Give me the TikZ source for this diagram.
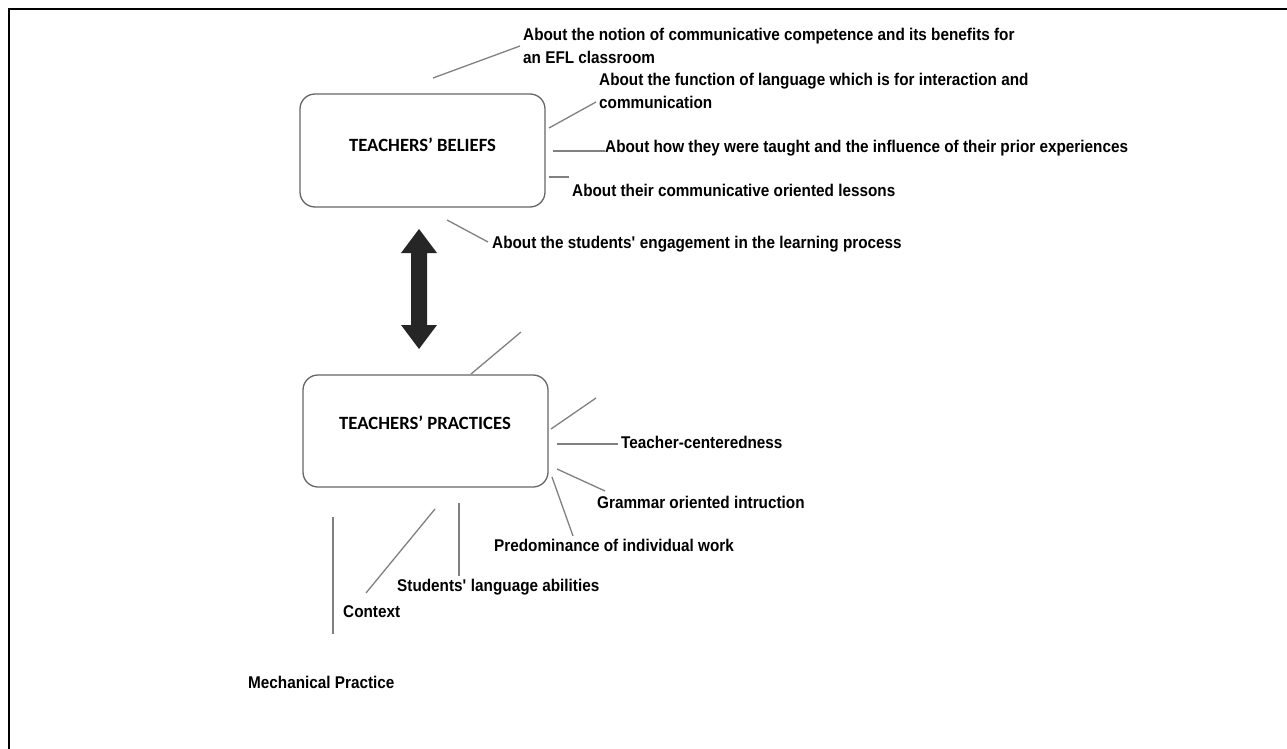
\documentclass[tikz,border=0pt]{standalone}
\usepackage{fontspec}
\setmainfont{Liberation Sans}[FakeStretch=0.90]
\newfontfamily\boxfont{Carlito}
\usetikzlibrary{arrows.meta}
\begin{document}
\begin{tikzpicture}[x=1pt,y=-1pt,
  lbl/.style={anchor=base west,inner sep=0pt,font=\fontsize{17}{23}\selectfont\bfseries,align=left},
  bx/.style={draw=black!60,line width=1.3pt,rounded corners=15pt,minimum width=245pt,inner sep=0pt},
  bt/.style={font=\boxfont\fontsize{18.7}{22}\selectfont\bfseries,inner sep=0pt},
  ln/.style={draw=black!50,line width=1.3pt}]
\useasboundingbox (0,0) rectangle (1287,749);
\draw[line width=2.2pt] (9,749) -- (9,9) -- (1287,9);
% boxes
\node[bx,minimum height=113pt] (bel) at (422.5,150.5) {};
\node[bt] (belt) at (422.5,145) {TEACHERS’ BELIEFS};
\node[bx,minimum height=112pt] (pra) at (425.5,431) {};
\node[bt] (prat) at (425,423) {TEACHERS’ PRACTICES};
% double arrow
\fill[black!85] (419,229) -- (437,253) -- (427,253) -- (427,325) -- (437,325) -- (419,349) -- (401,325) -- (411,325) -- (411,253) -- (401,253) -- cycle;
% belief labels
\node[lbl] (b1) at (523,41) {About the notion of communicative competence and its benefits for};
\node[lbl] (b1b) at (523,64) {an EFL classroom};
\node[lbl] (b2) at (599,86) {About the function of language which is for interaction and};
\node[lbl] (b2b) at (599,109) {communication};
\node[lbl] (b3) at (605,152) {About how they were taught and the influence of their prior experiences};
\node[lbl] (b4) at (572,196) {About their communicative oriented lessons};
\node[lbl] (b5) at (492,248) {About the students\textquotesingle{} engagement in the learning process};
\coordinate (b1s) at (433,78); \coordinate (b1e) at (520,46);
\coordinate (b2s) at (549,128); \coordinate (b2e) at (596,102);
\coordinate (b3s) at (553,151); \coordinate (b3e) at (605,151);
\coordinate (b4s) at (549,177); \coordinate (b4e) at (569,177);
\coordinate (b5s) at (447,220); \coordinate (b5e) at (488,242);
\draw[ln] (b1s) -- (b1e);
\draw[ln] (b2s) -- (b2e);
\draw[ln] (b3s) -- (b3e);
\draw[ln] (b4s) -- (b4e);
\draw[ln] (b5s) -- (b5e);
% practice labels
\node[lbl] (p1) at (621,448) {Teacher-centeredness};
\node[lbl] (p2) at (597,508) {Grammar oriented intruction};
\node[lbl] (p3) at (494,551) {Predominance of individual work};
\node[lbl] (p4) at (397,591) {Students\textquotesingle{} language abilities};
\node[lbl] (p5) at (343,617) {Context};
\node[lbl] (p6) at (248,688) {Mechanical Practice};
\coordinate (q0s) at (471,374); \coordinate (q0e) at (521,332);
\coordinate (qas) at (551,429); \coordinate (qae) at (596,398);
\coordinate (q1s) at (557,444); \coordinate (q1e) at (618,444);
\coordinate (q2s) at (557,469); \coordinate (q2e) at (605,491);
\coordinate (q3s) at (552,477); \coordinate (q3e) at (573,536);
\coordinate (q4s) at (459,503); \coordinate (q4e) at (459,576);
\coordinate (q5s) at (435,509); \coordinate (q5e) at (366,593);
\coordinate (q6s) at (333,517); \coordinate (q6e) at (333,634);
\draw[ln] (q0s) -- (q0e);
\draw[ln] (qas) -- (qae);
\draw[ln] (q1s) -- (q1e);
\draw[ln] (q2s) -- (q2e);
\draw[ln] (q3s) -- (q3e);
\draw[ln] (q4s) -- (q4e);
\draw[ln] (q5s) -- (q5e);
\draw[ln] (q6s) -- (q6e);
\end{tikzpicture}
\end{document}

AIM OF THE EXERCISE »
Copy all the data exactly as written, but skip any picture.

ANSWER FOR THIS EXERCISE »
Give me the TikZ source for this diagram.
\documentclass[tikz,border=0pt]{standalone}
\usepackage{fontspec}
\setmainfont{Liberation Sans}[FakeStretch=0.90]
\newfontfamily\boxfont{Carlito}
\usetikzlibrary{arrows.meta}
\begin{document}
\begin{tikzpicture}[x=1pt,y=-1pt,
  lbl/.style={anchor=base west,inner sep=0pt,font=\fontsize{17}{23}\selectfont\bfseries,align=left},
  bx/.style={draw=black!60,line width=1.3pt,rounded corners=15pt,minimum width=245pt,inner sep=0pt},
  bt/.style={font=\boxfont\fontsize{18.7}{22}\selectfont\bfseries,inner sep=0pt},
  ln/.style={draw=black!50,line width=1.3pt}]
\useasboundingbox (0,0) rectangle (1287,749);
\draw[line width=2.2pt] (9,749) -- (9,9) -- (1287,9);
% boxes
\node[bx,minimum height=113pt] (bel) at (422.5,150.5) {};
\node[bt] (belt) at (422.5,145) {TEACHERS’ BELIEFS};
\node[bx,minimum height=112pt] (pra) at (425.5,431) {};
\node[bt] (prat) at (425,423) {TEACHERS’ PRACTICES};
% double arrow
\fill[black!85] (419,229) -- (437,253) -- (427,253) -- (427,325) -- (437,325) -- (419,349) -- (401,325) -- (411,325) -- (411,253) -- (401,253) -- cycle;
% belief labels
\node[lbl] (b1) at (523,41) {About the notion of communicative competence and its benefits for};
\node[lbl] (b1b) at (523,64) {an EFL classroom};
\node[lbl] (b2) at (599,86) {About the function of language which is for interaction and};
\node[lbl] (b2b) at (599,109) {communication};
\node[lbl] (b3) at (605,152) {About how they were taught and the influence of their prior experiences};
\node[lbl] (b4) at (572,196) {About their communicative oriented lessons};
\node[lbl] (b5) at (492,248) {About the students\textquotesingle{} engagement in the learning process};
\coordinate (b1s) at (433,78); \coordinate (b1e) at (520,46);
\coordinate (b2s) at (549,128); \coordinate (b2e) at (596,102);
\coordinate (b3s) at (553,151); \coordinate (b3e) at (605,151);
\coordinate (b4s) at (549,177); \coordinate (b4e) at (569,177);
\coordinate (b5s) at (447,220); \coordinate (b5e) at (488,242);
\draw[ln] (b1s) -- (b1e);
\draw[ln] (b2s) -- (b2e);
\draw[ln] (b3s) -- (b3e);
\draw[ln] (b4s) -- (b4e);
\draw[ln] (b5s) -- (b5e);
% practice labels
\node[lbl] (p1) at (621,448) {Teacher-centeredness};
\node[lbl] (p2) at (597,508) {Grammar oriented intruction};
\node[lbl] (p3) at (494,551) {Predominance of individual work};
\node[lbl] (p4) at (397,591) {Students\textquotesingle{} language abilities};
\node[lbl] (p5) at (343,617) {Context};
\node[lbl] (p6) at (248,688) {Mechanical Practice};
\coordinate (q0s) at (471,374); \coordinate (q0e) at (521,332);
\coordinate (qas) at (551,429); \coordinate (qae) at (596,398);
\coordinate (q1s) at (557,444); \coordinate (q1e) at (618,444);
\coordinate (q2s) at (557,469); \coordinate (q2e) at (605,491);
\coordinate (q3s) at (552,477); \coordinate (q3e) at (573,536);
\coordinate (q4s) at (459,503); \coordinate (q4e) at (459,576);
\coordinate (q5s) at (435,509); \coordinate (q5e) at (366,593);
\coordinate (q6s) at (333,517); \coordinate (q6e) at (333,634);
\draw[ln] (q0s) -- (q0e);
\draw[ln] (qas) -- (qae);
\draw[ln] (q1s) -- (q1e);
\draw[ln] (q2s) -- (q2e);
\draw[ln] (q3s) -- (q3e);
\draw[ln] (q4s) -- (q4e);
\draw[ln] (q5s) -- (q5e);
\draw[ln] (q6s) -- (q6e);
\end{tikzpicture}
\end{document}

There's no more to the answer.